GIVEN INSTRUCTION
Can you transcribe every line exactly and leave the pictures behind?

SOURCE EXCERPT
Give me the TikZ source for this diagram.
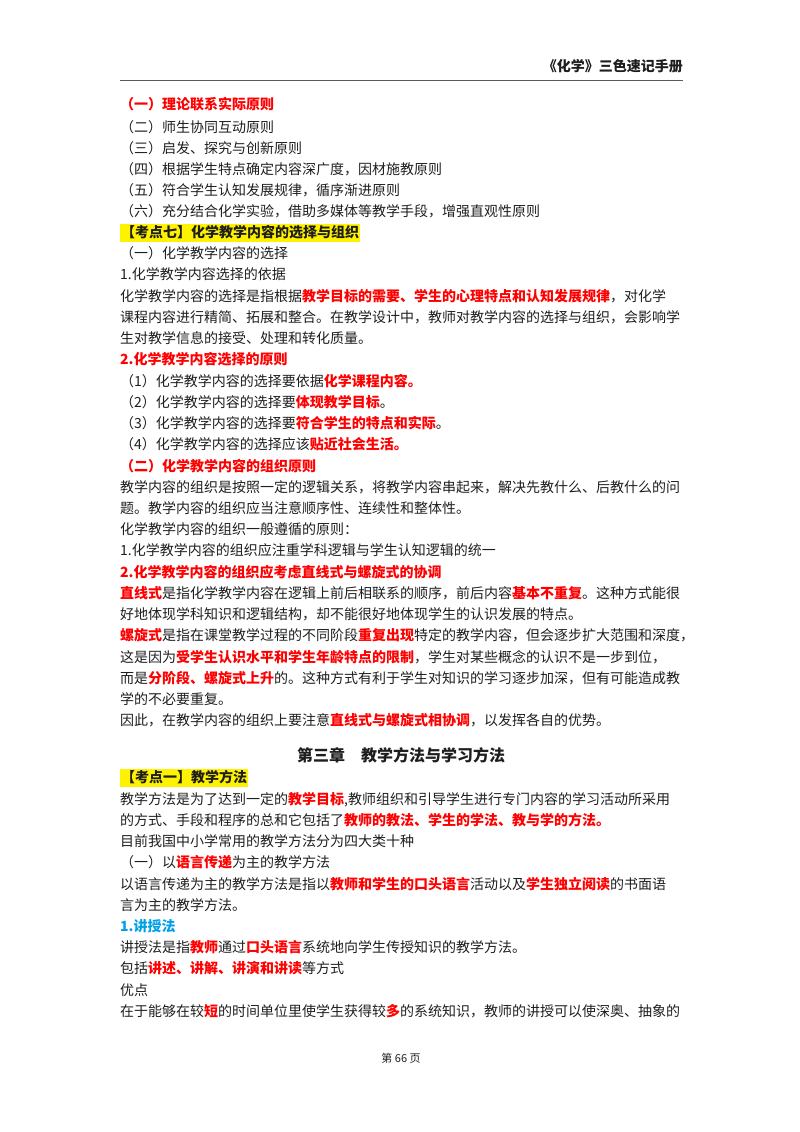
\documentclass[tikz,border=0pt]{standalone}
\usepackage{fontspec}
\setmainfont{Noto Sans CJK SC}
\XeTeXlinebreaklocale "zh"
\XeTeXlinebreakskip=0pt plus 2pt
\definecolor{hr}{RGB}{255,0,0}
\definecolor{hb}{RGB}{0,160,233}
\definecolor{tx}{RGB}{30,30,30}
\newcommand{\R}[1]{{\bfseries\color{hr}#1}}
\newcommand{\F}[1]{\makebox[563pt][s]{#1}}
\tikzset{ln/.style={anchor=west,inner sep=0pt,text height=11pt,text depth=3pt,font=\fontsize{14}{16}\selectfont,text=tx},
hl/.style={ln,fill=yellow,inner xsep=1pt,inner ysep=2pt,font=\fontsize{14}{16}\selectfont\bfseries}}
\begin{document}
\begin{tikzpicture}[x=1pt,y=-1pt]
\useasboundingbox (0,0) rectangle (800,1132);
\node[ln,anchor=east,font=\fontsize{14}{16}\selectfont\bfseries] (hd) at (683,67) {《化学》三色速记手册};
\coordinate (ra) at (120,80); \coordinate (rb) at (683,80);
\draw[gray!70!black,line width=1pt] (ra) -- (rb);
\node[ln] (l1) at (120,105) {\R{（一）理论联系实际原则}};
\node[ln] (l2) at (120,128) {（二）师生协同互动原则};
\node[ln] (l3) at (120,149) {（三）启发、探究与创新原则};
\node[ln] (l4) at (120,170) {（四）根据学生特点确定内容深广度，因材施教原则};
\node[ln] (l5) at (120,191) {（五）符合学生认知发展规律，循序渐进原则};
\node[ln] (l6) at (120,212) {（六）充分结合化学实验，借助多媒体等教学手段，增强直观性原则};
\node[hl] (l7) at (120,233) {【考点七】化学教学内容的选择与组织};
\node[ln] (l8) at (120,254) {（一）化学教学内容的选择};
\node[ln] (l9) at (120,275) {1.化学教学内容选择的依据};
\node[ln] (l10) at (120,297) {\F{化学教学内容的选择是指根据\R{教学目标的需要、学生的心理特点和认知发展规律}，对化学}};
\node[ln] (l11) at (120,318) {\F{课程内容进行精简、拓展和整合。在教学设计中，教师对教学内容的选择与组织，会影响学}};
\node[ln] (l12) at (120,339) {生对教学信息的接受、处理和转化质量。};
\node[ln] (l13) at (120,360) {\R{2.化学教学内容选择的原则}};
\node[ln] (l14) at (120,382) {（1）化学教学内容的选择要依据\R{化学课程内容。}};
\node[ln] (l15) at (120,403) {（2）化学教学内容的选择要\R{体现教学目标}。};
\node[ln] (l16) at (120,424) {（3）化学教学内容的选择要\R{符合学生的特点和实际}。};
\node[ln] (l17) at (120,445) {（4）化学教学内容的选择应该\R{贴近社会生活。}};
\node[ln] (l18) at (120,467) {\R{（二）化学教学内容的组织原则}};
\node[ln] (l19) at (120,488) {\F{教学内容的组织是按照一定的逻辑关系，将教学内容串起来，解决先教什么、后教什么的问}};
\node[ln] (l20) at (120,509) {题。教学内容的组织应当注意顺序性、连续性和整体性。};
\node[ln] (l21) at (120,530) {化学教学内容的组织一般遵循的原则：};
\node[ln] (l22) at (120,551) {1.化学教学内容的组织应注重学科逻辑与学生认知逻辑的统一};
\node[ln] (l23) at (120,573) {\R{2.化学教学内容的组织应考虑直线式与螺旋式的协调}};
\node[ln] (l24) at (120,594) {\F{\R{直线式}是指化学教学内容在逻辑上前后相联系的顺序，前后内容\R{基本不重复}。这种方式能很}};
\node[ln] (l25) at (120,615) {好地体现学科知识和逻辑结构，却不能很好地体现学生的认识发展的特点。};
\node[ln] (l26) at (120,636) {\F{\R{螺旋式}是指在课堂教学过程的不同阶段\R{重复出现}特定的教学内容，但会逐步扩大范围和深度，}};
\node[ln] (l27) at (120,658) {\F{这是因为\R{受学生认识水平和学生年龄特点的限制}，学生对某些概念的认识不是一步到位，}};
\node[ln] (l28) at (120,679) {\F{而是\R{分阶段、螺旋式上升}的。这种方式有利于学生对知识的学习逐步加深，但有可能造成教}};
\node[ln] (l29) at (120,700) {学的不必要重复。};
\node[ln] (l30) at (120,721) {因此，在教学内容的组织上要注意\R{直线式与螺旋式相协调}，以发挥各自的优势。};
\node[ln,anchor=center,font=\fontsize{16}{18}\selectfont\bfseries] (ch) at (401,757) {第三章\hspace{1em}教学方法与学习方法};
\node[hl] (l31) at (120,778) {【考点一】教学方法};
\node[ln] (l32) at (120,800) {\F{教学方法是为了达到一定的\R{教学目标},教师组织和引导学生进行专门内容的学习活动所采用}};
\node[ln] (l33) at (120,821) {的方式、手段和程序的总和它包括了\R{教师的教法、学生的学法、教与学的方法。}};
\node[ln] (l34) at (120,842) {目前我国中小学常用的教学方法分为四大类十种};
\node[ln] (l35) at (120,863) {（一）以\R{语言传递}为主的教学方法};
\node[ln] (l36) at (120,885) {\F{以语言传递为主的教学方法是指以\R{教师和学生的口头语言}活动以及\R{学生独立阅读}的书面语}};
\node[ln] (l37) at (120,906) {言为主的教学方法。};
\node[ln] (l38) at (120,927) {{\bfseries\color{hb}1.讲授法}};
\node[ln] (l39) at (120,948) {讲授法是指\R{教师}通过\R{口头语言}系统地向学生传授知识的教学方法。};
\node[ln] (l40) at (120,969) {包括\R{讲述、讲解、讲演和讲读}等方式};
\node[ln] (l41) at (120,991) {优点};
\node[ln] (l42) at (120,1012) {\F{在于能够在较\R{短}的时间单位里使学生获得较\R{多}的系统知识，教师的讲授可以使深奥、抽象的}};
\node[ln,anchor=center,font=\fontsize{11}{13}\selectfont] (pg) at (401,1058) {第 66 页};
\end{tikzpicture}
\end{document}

COMPLETE RESPONSE
Give me the TikZ source for this diagram.
\documentclass[tikz,border=0pt]{standalone}
\usepackage{fontspec}
\setmainfont{Noto Sans CJK SC}
\XeTeXlinebreaklocale "zh"
\XeTeXlinebreakskip=0pt plus 2pt
\definecolor{hr}{RGB}{255,0,0}
\definecolor{hb}{RGB}{0,160,233}
\definecolor{tx}{RGB}{30,30,30}
\newcommand{\R}[1]{{\bfseries\color{hr}#1}}
\newcommand{\F}[1]{\makebox[563pt][s]{#1}}
\tikzset{ln/.style={anchor=west,inner sep=0pt,text height=11pt,text depth=3pt,font=\fontsize{14}{16}\selectfont,text=tx},
hl/.style={ln,fill=yellow,inner xsep=1pt,inner ysep=2pt,font=\fontsize{14}{16}\selectfont\bfseries}}
\begin{document}
\begin{tikzpicture}[x=1pt,y=-1pt]
\useasboundingbox (0,0) rectangle (800,1132);
\node[ln,anchor=east,font=\fontsize{14}{16}\selectfont\bfseries] (hd) at (683,67) {《化学》三色速记手册};
\coordinate (ra) at (120,80); \coordinate (rb) at (683,80);
\draw[gray!70!black,line width=1pt] (ra) -- (rb);
\node[ln] (l1) at (120,105) {\R{（一）理论联系实际原则}};
\node[ln] (l2) at (120,128) {（二）师生协同互动原则};
\node[ln] (l3) at (120,149) {（三）启发、探究与创新原则};
\node[ln] (l4) at (120,170) {（四）根据学生特点确定内容深广度，因材施教原则};
\node[ln] (l5) at (120,191) {（五）符合学生认知发展规律，循序渐进原则};
\node[ln] (l6) at (120,212) {（六）充分结合化学实验，借助多媒体等教学手段，增强直观性原则};
\node[hl] (l7) at (120,233) {【考点七】化学教学内容的选择与组织};
\node[ln] (l8) at (120,254) {（一）化学教学内容的选择};
\node[ln] (l9) at (120,275) {1.化学教学内容选择的依据};
\node[ln] (l10) at (120,297) {\F{化学教学内容的选择是指根据\R{教学目标的需要、学生的心理特点和认知发展规律}，对化学}};
\node[ln] (l11) at (120,318) {\F{课程内容进行精简、拓展和整合。在教学设计中，教师对教学内容的选择与组织，会影响学}};
\node[ln] (l12) at (120,339) {生对教学信息的接受、处理和转化质量。};
\node[ln] (l13) at (120,360) {\R{2.化学教学内容选择的原则}};
\node[ln] (l14) at (120,382) {（1）化学教学内容的选择要依据\R{化学课程内容。}};
\node[ln] (l15) at (120,403) {（2）化学教学内容的选择要\R{体现教学目标}。};
\node[ln] (l16) at (120,424) {（3）化学教学内容的选择要\R{符合学生的特点和实际}。};
\node[ln] (l17) at (120,445) {（4）化学教学内容的选择应该\R{贴近社会生活。}};
\node[ln] (l18) at (120,467) {\R{（二）化学教学内容的组织原则}};
\node[ln] (l19) at (120,488) {\F{教学内容的组织是按照一定的逻辑关系，将教学内容串起来，解决先教什么、后教什么的问}};
\node[ln] (l20) at (120,509) {题。教学内容的组织应当注意顺序性、连续性和整体性。};
\node[ln] (l21) at (120,530) {化学教学内容的组织一般遵循的原则：};
\node[ln] (l22) at (120,551) {1.化学教学内容的组织应注重学科逻辑与学生认知逻辑的统一};
\node[ln] (l23) at (120,573) {\R{2.化学教学内容的组织应考虑直线式与螺旋式的协调}};
\node[ln] (l24) at (120,594) {\F{\R{直线式}是指化学教学内容在逻辑上前后相联系的顺序，前后内容\R{基本不重复}。这种方式能很}};
\node[ln] (l25) at (120,615) {好地体现学科知识和逻辑结构，却不能很好地体现学生的认识发展的特点。};
\node[ln] (l26) at (120,636) {\F{\R{螺旋式}是指在课堂教学过程的不同阶段\R{重复出现}特定的教学内容，但会逐步扩大范围和深度，}};
\node[ln] (l27) at (120,658) {\F{这是因为\R{受学生认识水平和学生年龄特点的限制}，学生对某些概念的认识不是一步到位，}};
\node[ln] (l28) at (120,679) {\F{而是\R{分阶段、螺旋式上升}的。这种方式有利于学生对知识的学习逐步加深，但有可能造成教}};
\node[ln] (l29) at (120,700) {学的不必要重复。};
\node[ln] (l30) at (120,721) {因此，在教学内容的组织上要注意\R{直线式与螺旋式相协调}，以发挥各自的优势。};
\node[ln,anchor=center,font=\fontsize{16}{18}\selectfont\bfseries] (ch) at (401,757) {第三章\hspace{1em}教学方法与学习方法};
\node[hl] (l31) at (120,778) {【考点一】教学方法};
\node[ln] (l32) at (120,800) {\F{教学方法是为了达到一定的\R{教学目标},教师组织和引导学生进行专门内容的学习活动所采用}};
\node[ln] (l33) at (120,821) {的方式、手段和程序的总和它包括了\R{教师的教法、学生的学法、教与学的方法。}};
\node[ln] (l34) at (120,842) {目前我国中小学常用的教学方法分为四大类十种};
\node[ln] (l35) at (120,863) {（一）以\R{语言传递}为主的教学方法};
\node[ln] (l36) at (120,885) {\F{以语言传递为主的教学方法是指以\R{教师和学生的口头语言}活动以及\R{学生独立阅读}的书面语}};
\node[ln] (l37) at (120,906) {言为主的教学方法。};
\node[ln] (l38) at (120,927) {{\bfseries\color{hb}1.讲授法}};
\node[ln] (l39) at (120,948) {讲授法是指\R{教师}通过\R{口头语言}系统地向学生传授知识的教学方法。};
\node[ln] (l40) at (120,969) {包括\R{讲述、讲解、讲演和讲读}等方式};
\node[ln] (l41) at (120,991) {优点};
\node[ln] (l42) at (120,1012) {\F{在于能够在较\R{短}的时间单位里使学生获得较\R{多}的系统知识，教师的讲授可以使深奥、抽象的}};
\node[ln,anchor=center,font=\fontsize{11}{13}\selectfont] (pg) at (401,1058) {第 66 页};
\end{tikzpicture}
\end{document}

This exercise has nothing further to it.